Winger Andrew Shaw, meanwhile, is more a warmups believer.

“I wouldn’t know until probably warmup if [my legs] are going to be great,” Shaw said. “It’s just trying to find what gives you that opportunity to have good legs every night: stretching, cold tub, whatever your routine is, just keeping it the same.”

It’s often easier to tell how alert, quick and upbeat the team is overall than it is for one individual. After more than a decade in the NHL, forward Jonathan Toews has mastered reading the room.

“You can probably sense and feel those moments when maybe we’re a little bit unprepared, and you’ve got to try to identify when that is, when everyone needs a spark,” Toews said earlier this month in Pittsburgh, after the Hawks finally turned their skid around. “Especially a night when you maybe don’t feel it, you’ve got to create it and find ways mentally to get your energy going and get everyone on the same page.”

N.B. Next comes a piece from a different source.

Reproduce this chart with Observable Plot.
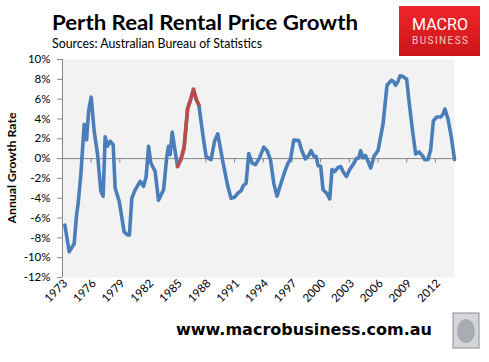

The responsibility to get the team going in the hours preceding puck drop — not just after it — rests on the whole team.

“If you feel like no one’s talking in the locker room, you have to maybe say something or speak up or make a joke to get the group going a little bit,” Gustafsson said.

Something clearly got Gustafsson going that night in Vegas. He scored his first goal of the season against the Knights.

So, yes, morning skates and warmups do matter, and they can indicate how a night will go. But the Hawks are careful not to get too invested.

“Sometimes you get caught overthinking how you feel, and get down that hill,” defenseman Olli Maatta said. “Or you get too confident, too loose when you feel good. You’ve just got to battle through it and go with it.”